で、こういう状況だと、兄のほうは(本人は否定するでしょうが)
「おまえのほうでなんとかしてくれ、おれは忙しい」という意識に
どうしてもなってしまうらしい。言動のところどころにそういう意識が見え隠れします。
父が亡くなったときでさえ、「忙しい。明後日なら行ける」とかぬかしたので、
私は「じゃあ来なくていい。でも、カネだけは出せよ。
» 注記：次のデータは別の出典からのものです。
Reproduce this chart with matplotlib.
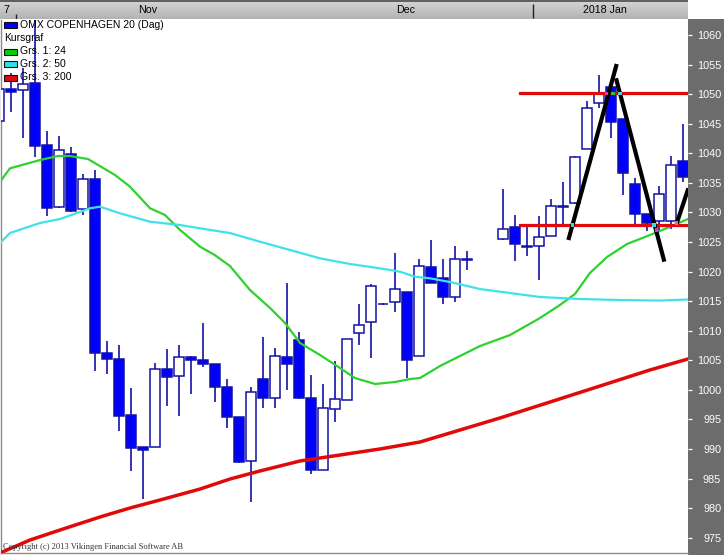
import matplotlib
matplotlib.use("Agg")
import matplotlib.pyplot as plt
from matplotlib.patches import Rectangle
import numpy as np

plt.rcParams['font.family'] = ['Liberation Sans', 'DejaVu Sans']

# ---------------- data ----------------
days = list(range(0, 40)) + list(range(42, 58))
opens = [1045.5, 1050.8, 1050.7, 1051.9, 1041.4, 1031.0, 1039.8, 1030.6, 1035.7, 1006.2,
         1005.2, 995.8, 990.4, 990.4, 1003.6, 1002.3, 1005.5, 1005.1, 1004.4, 1000.4,
         995.4, 988.0, 1001.8, 998.7, 1005.6, 1008.4, 998.7, 986.5, 996.7, 998.2,
         1009.6, 1011.4, 1014.6, 1014.8, 1016.5, 1005.8, 1020.7, 1018.9, 1015.7, 1022.2,
         1025.5, 1027.5, 1024.4, 1024.4, 1026.0, 1031.1, 1031.6, 1040.8, 1048.5, 1051.2,
         1045.8, 1034.8, 1029.7, 1028.6, 1028.6, 1038.7]
highs = [1051.5, 1053.6, 1054.4, 1063.0, 1043.8, 1042.9, 1041.0, 1036.5, 1037.2, 1008.3,
         1007.6, 1000.3, 990.4, 1004.6, 1006.9, 1007.6, 1005.7, 1011.3, 1004.4, 1001.8,
         995.4, 1000.5, 1008.9, 1007.1, 1018.0, 1009.7, 1002.5, 1001.0, 1004.9, 1008.6,
         1014.6, 1017.9, 1014.7, 1023.1, 1016.6, 1022.2, 1025.3, 1022.1, 1024.3, 1023.5,
         1033.9, 1029.6, 1027.7, 1029.4, 1032.3, 1035.1, 1039.5, 1048.8, 1053.2, 1051.2,
         1045.8, 1035.9, 1029.7, 1034.4, 1039.6, 1044.9]
lows = [1044.5, 1047.0, 1042.6, 1039.4, 1029.4, 1030.8, 1030.1, 1029.6, 1003.2, 1002.6,
        993.1, 986.3, 981.5, 990.3, 997.2, 995.6, 999.3, 1003.9, 998.0, 993.6,
        987.7, 981.1, 996.9, 996.9, 999.9, 998.5, 985.7, 986.4, 994.6, 998.2,
        1007.6, 1005.3, 1014.4, 1013.1, 1002.0, 1005.8, 1018.0, 1014.6, 1014.9, 1020.2,
        1025.3, 1021.8, 1022.7, 1018.6, 1026.0, 1027.9, 1031.4, 1040.8, 1047.7, 1042.6,
        1033.0, 1027.5, 1026.9, 1027.0, 1027.2, 1035.2]
closes = [1050.8, 1050.4, 1051.8, 1041.3, 1030.7, 1040.6, 1030.3, 1035.7, 1006.2, 1005.2,
          995.6, 990.2, 989.9, 1003.6, 1002.1, 1005.5, 1005.1, 1004.3, 1000.4, 995.4,
          987.8, 999.7, 998.6, 1005.7, 1004.3, 998.6, 986.5, 996.9, 998.4, 1008.6,
          1010.9, 1017.5, 1014.45, 1017.0, 1005.1, 1020.9, 1018.0, 1015.7, 1022.2, 1022.0,
          1027.2, 1024.6, 1024.2, 1025.8, 1031.1, 1031.0, 1039.4, 1047.6, 1050.2, 1045.3,
          1036.6, 1029.7, 1028.2, 1033.1, 1038.1, 1036.0]

# moving averages (position in trading-day slots, value)
ma24_x = [0.19, 0.94, 3.44, 4.94, 5.94, 7.44, 9.69, 10.94, 12.61, 13.86, 15.11, 16.78, 18.0,
          19.27, 20.94, 22.61, 23.86, 25.11, 26.77, 28.44, 29.69, 31.36, 33.03, 34.28, 35.11,
          36.77, 38.44, 40.11, 42.61, 45.11, 46.77, 48.02, 49.27, 50.69, 52.36, 54.27, 55.69, 57.44]
ma24_y = [1035.4, 1037.46, 1038.86, 1039.54, 1039.54, 1039.03, 1036.33, 1034.35, 1030.70, 1029.56,
          1027.03, 1024.20, 1022.80, 1020.94, 1016.88, 1013.84, 1011.30, 1007.92, 1005.89, 1003.69,
          1002.00, 1000.99, 1001.33, 1001.83, 1002.00, 1004.03, 1005.72, 1007.41, 1009.27, 1012.15,
          1014.35, 1016.21, 1019.76, 1022.46, 1024.66, 1026.18, 1027.37, 1028.89]
ma50_x = [0.19, 0.94, 3.44, 5.11, 7.61, 8.44, 10.11, 12.61, 15.11, 16.78, 19.27, 21.77, 24.27,
          26.77, 29.27, 31.77, 33.44, 34.69, 35.94, 37.61, 40.11, 42.61, 45.11, 48.44, 51.77,
          55.11, 57.44]
ma50_y = [1025.0, 1026.52, 1028.21, 1028.89, 1030.70, 1030.97, 1029.85, 1028.43, 1027.87, 1027.31,
          1026.52, 1025.05, 1023.65, 1022.24, 1021.28, 1020.55, 1019.98, 1019.13, 1018.86, 1018.23,
          1017.05, 1016.37, 1015.70, 1015.36, 1015.19, 1015.10, 1015.28]
ma200_x = [0.11, 2.61, 5.11, 8.44, 10.94, 13.44, 16.78, 19.27, 21.77, 25.11, 28.44, 31.77,
           35.11, 38.44, 41.77, 45.94, 50.11, 54.27, 57.44]
ma200_y = [972.41, 974.61, 976.30, 978.50, 980.02, 981.37, 983.23, 984.92, 986.28, 987.97,
           988.98, 990.00, 991.18, 993.21, 995.24, 997.94, 1000.65, 1003.36, 1005.22]

# drawn levels and pattern lines
level_start = 43.45
levels = [1050.15, 1027.85]
pattern_x = [[47.47, 51.50], [51.44, 55.47], [56.50, 57.47]]
pattern_y = [[1025.34, 1055.10], [1052.68, 1021.67], [1028.16, 1034.08]]
# small intersection markers drawn by the charting tool
mark_x = [47.8, 51.78, 51.2, 50.67, 54.6, 54.83, 56.5]
mark_y = [1027.85, 1050.15, 1050.15, 1050.15, 1027.85, 1027.0, 1028.2]
mark_c = ['#40d8e0', '#40d8e0', '#30c030', '#d040c0', '#40d8e0', '#d040c0', '#e060c0']

yticks = list(range(975, 1061, 5))
month_labels = ['7', 'Nov', 'Dec', '2018 Jan']

legend_title = 'OMX COPENHAGEN 20 (Dag)'
legend_sub = 'Kursgraf'
legend_ma = ['Grs. 1: 24', 'Grs. 2: 50', 'Grs. 3: 200']

# ---------------- layout ----------------
W, H = 724, 555
fig = plt.figure(figsize=(W / 100, H / 100), dpi=100)
fig.patch.set_facecolor('white')


def fr(x0, y0, x1, y1):
    return [x0 / W, 1 - y1 / H, (x1 - x0) / W, (y1 - y0) / H]


# gray price panel on the right
panel = fig.add_axes(fr(688, 19, 724, 555), zorder=0)
panel.set_facecolor('#6c6c6c')
panel.set_xticks([]); panel.set_yticks([])
for s in panel.spines.values():
    s.set_visible(False)

# header bar
header = fig.add_axes(fr(0, 0, 688, 19), zorder=0)
grad = np.linspace(0, 1, 50).reshape(-1, 1)
header.imshow(grad, aspect='auto', cmap=matplotlib.colors.LinearSegmentedColormap.from_list(
    'g', ['#d6d6d6', '#c4c4c4', '#b2b2b2']), extent=[0, 688, 19, 0])
header.set_xlim(0, 688); header.set_ylim(19, 0)
header.axis('off')
header.plot([0, 688], [0.6, 0.6], color='#4a4a4a', lw=1.2)
header.vlines([533], 4, 18, color='#202020', lw=1)
header.vlines([16], 14, 19, color='#202020', lw=1)
for xpos, lab in zip([6, 147.5, 406, 604.5], month_labels):
    header.text(xpos, 10, lab, ha='center', va='center', fontsize=7.7, color='black')

# main chart
ax = fig.add_axes(fr(1, 20, 688, 553), zorder=2)
ax.set_xlim(0.19, 57.44)
ax.set_ylim(972.41, 1062.54)
ax.set_facecolor('white')

body_w = 0.83
edge = '#1212a6'
min_h = 0.15
for d, o, h, l, c in zip(days, opens, highs, lows, closes):
    ax.vlines(d, l, h, color=edge, lw=1.2, zorder=2)
    bull = c >= o
    lo_b = min(o, c)
    hgt = abs(c - o)
    if hgt < min_h:
        lo_b = (o + c) / 2 - min_h / 2
        hgt = min_h
    ax.bar(d, hgt, bottom=lo_b, width=body_w, color='white' if bull else '#0000ff',
           edgecolor=edge, linewidth=1.1, zorder=3)

ax.plot(ma24_x, ma24_y, color='#2ed22e', lw=1.6, zorder=4)
ax.plot(ma50_x, ma50_y, color='#3fe2ea', lw=1.6, zorder=4)
ax.plot(ma200_x, ma200_y, color='#e00a0a', lw=2.5, zorder=4)

for lv in levels:
    ax.plot([level_start, 57.44], [lv, lv], color='#e00a0a', lw=2.3, zorder=5)
for px, py in zip(pattern_x, pattern_y):
    ax.plot(px, py, color='black', lw=3.0, solid_capstyle='butt', zorder=6)
ax.scatter(mark_x, mark_y, s=6, marker='s', c=mark_c, linewidths=0, zorder=7)

ax.set_xticks([])
ax.yaxis.tick_right()
ax.set_yticks(yticks)
ax.set_yticklabels([str(t) for t in yticks], ha='right')
ax.tick_params(axis='y', direction='out', length=2.9, width=0.9, color='white',
               labelcolor='white', labelsize=7.8, pad=21.0)
for side in ['top', 'right']:
    ax.spines[side].set_visible(False)
for side in ['left', 'bottom']:
    ax.spines[side].set_color('#8a8a8a')
    ax.spines[side].set_linewidth(1.0)

# overlay for legend and copyright
ov = fig.add_axes([0, 0, 1, 1], zorder=3)
ov.set_xlim(0, W); ov.set_ylim(H, 0)
ov.axis('off')
ov.patch.set_alpha(0)

sw_colors = ['#0000ff', None, '#00d000', '#30e0e8', '#e00a0a']
rows_y = [25, 38, 51.5, 64, 77.5]
texts = [legend_title, legend_sub] + legend_ma
for col, yy, t in zip(sw_colors, rows_y, texts):
    if col is not None:
        ov.add_patch(Rectangle((4, yy - 3), 12.5, 6, facecolor=col, edgecolor='#101010', lw=0.8))
        ov.text(20, yy, t, ha='left', va='center', fontsize=7.5, color='black')
    else:
        ov.text(4, yy, t, ha='left', va='center', fontsize=7.5, color='black')

ov.text(3, 547, 'Copyright (c) 2013 Vikingen Financial Software AB', ha='left', va='center',
        fontsize=6.1, color='#333333', family=['Liberation Serif', 'DejaVu Serif'])

fig.savefig('out.png', dpi=100)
」と言って電話を切ったのです。
結局、誰かがなんとかしてくれる、という状況なら、
「仕事が忙しいから介護できない」「家族がいるから介護できない」
「カネがない」(←ほんとうはあるが、「親に使うカネはない」ということでしょう)
とか言えば、それで済むと思っているのです。
介護者は、そんなこと言ってられないんですよ。
忙しいからオムツは明日換える、とか、
忙しいからメシは明日、とか言えないわけです。
介護を担った人が不利益を被る不公平
こうして、なんだかんだ言い訳して介護から逃れたほうは、
(介護者がオムツを替えたりしている間に)会社で働いていい給料をもらって貯金をし、
老後は厚生年金と退職金で優雅に暮らし、
自分が要介護になったときは子供にめんどうをみてもらうのです。
かたや、介護に明け暮れたほうは、
(介護から逃げたほうが知らん顔してカネを稼いでいる間に)オムツを換え続け、
働くこともできず、じぶんのお金は介護で使ってしまい貯金もなく、
親がいなくなったときには自分も老いて、カネも仕事の能力もなにもないのです。
わたしのように独り者なら、自分の老後にめんどうをみてくれる人もいない。
介護が原因で婚期を逃したり、離婚したりする人もいるでしょう。
介護から逃げる人は、結局、親より自分のほうが大事だと思っているから逃げるのです。
それはしょうがない。私も自分のほうが大事だと思っている。
しかし、私の兄のような人間の場合、そのことに気が付いていないことが問題なのです。
自分は、親のためにできるだけのことをしていると思っている。
もしくは、したいけどできない、と思っている。
そうではないことを理解するべきです。
多くの場合、「仕事が」「家族が」「カネが」と言って逃げる人は、
介護をすることになれば自分が何かを失う、それが嫌だから逃げているだけにすぎない。
介護できない、介護をひとに任せる、そういう人を批判したいのではありません。
ただ、「親より自分のほうが大事」と、自分が思っていることを認め、
そのうえで自分ができることをさがすべきだと思うのです。
私の兄にはそういうところがない。
なにひとつ、自分の親のために、自分のものを失いたくないと思っている。
そのくせ、自分は精一杯やっていると思っている。
私の数倍の収入があるのに、施設の料金を少し出そう、とか、
そんなことを一言も言ったことがない。
親が元気な時は、自分のこども(つまり孫)のために、
さんざんカネを使わせたくせに、そんなことはもう忘れている。
介護について真剣に考えるきっかけとなればいいが
「介護の日」が、介護について国民が真剣に考えるきっかけになるには
まだまだ年月が必要だと思います。
とにかく、いま若い人も、いつか(たぶん、突然に)介護者になったり、
被介護者になったりするリスクはだれでもあります。
私も、父が寝たきりになって病院から帰ってきたときは
もう死ぬしかないと思いましたが、それは本当に予測しないことでした。
いつか来るかもしれないそのときのために役に立つように、
このブログでも介護の記事を発信していきたいと思ってます。